Adjust your stride length to make step counting more accurate
Fitbit automatically calculates your stride length after you track a run with GPS. But you can also measure your own stride length and add it to the app manually. To do so, Fitbit suggests counting your steps as you walk or run at a location where you can easily tell the distance, such as a track. You should also travel at least 20 steps when measuring your stride, according to Fitbit. Then, divide the distance traveled in yards or meters by the number of steps.
Once you've measured your stride length, open the Fitbit app and tap on your profile picture in the top right corner. Under Settings, choose Activity & Wellness and tap Exercise.

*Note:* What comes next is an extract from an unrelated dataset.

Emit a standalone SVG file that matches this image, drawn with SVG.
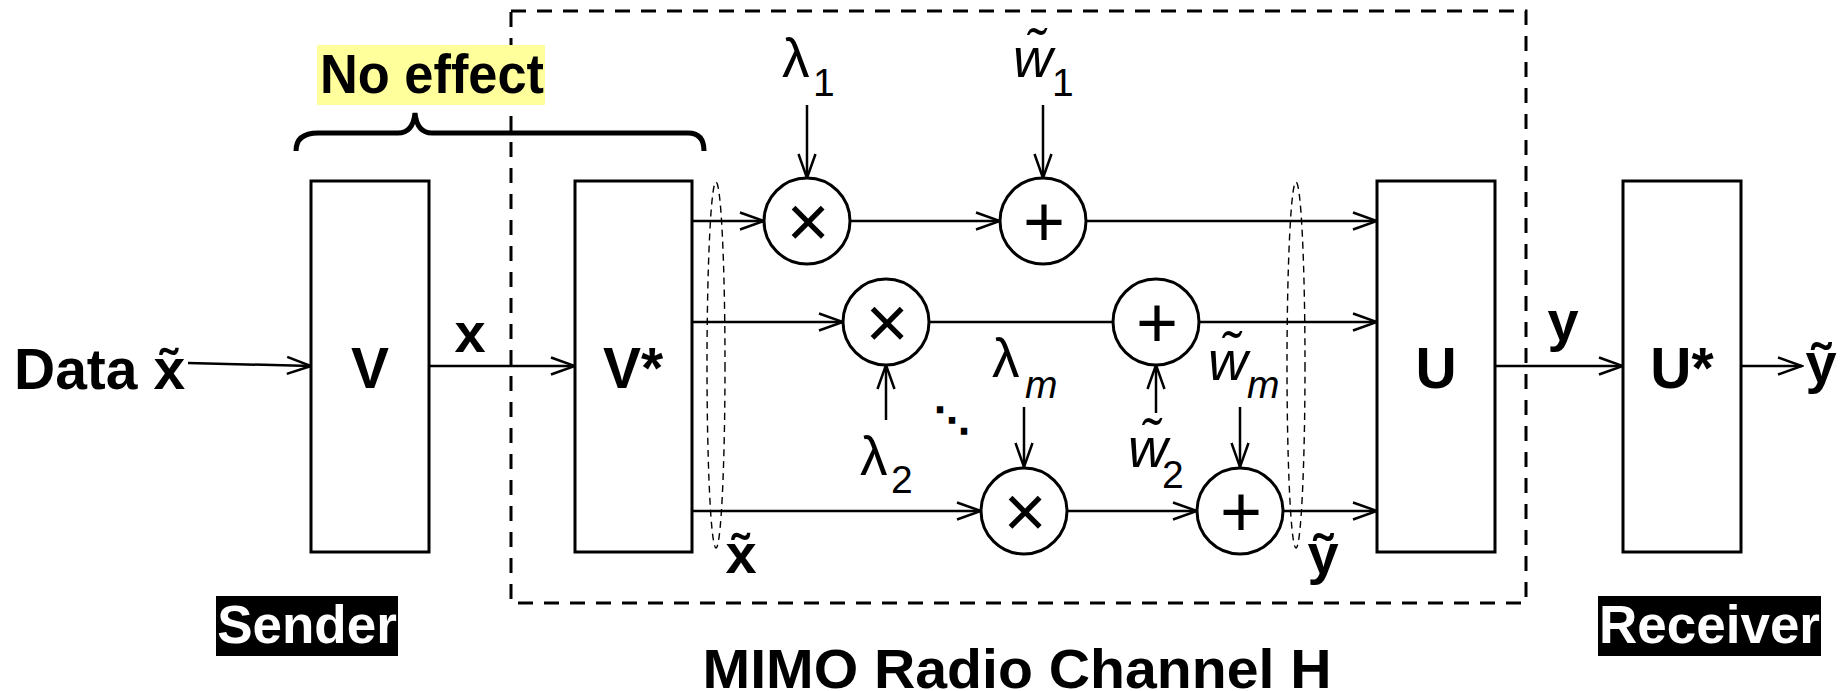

Tap Stride Length and enter your measurements.
Listen to your exercise stats during a workout
Fitness trackers make it easier to see exercise statistics at a glance, but it's not always feasible or comfortable to look down at your wrist during a workout. That's why Fitbit's app can dictate certain metrics audibly, such as distance, time, average pace, split pace and calories burned. You can choose which of these stats you'd want to hear during your workout, and also customize the frequency of alerts by distance or time.
Open the Fitbit iPhone app, tap your profile picture and scroll down to the Activity & Wellness category under Settings. Tap Exercise and scroll down to see the Play During Exercise option, which can be found underneath the list of auto recognized exercises. If you're using the Android app, tap the exercise tile in the Today feed and press the stopwatch icon in the top right corner. Then, toggle the switch next to Use voice cues to enable or disable this option.
Turn off those reminders to move
We can all probably use a reminder to get up and move around for a bit, especially when working from home. But those little nudges may not be helpful for everyone, and some might find them annoying. To turn move reminders on or off, open the Fitbit app on your phone and tap your photo in the top left corner. Choose your Fitbit device from the list, and scroll down to the Reminders to Move option. From here, you can turn reminders on or off completely, or set them for certain time windows or days of the week.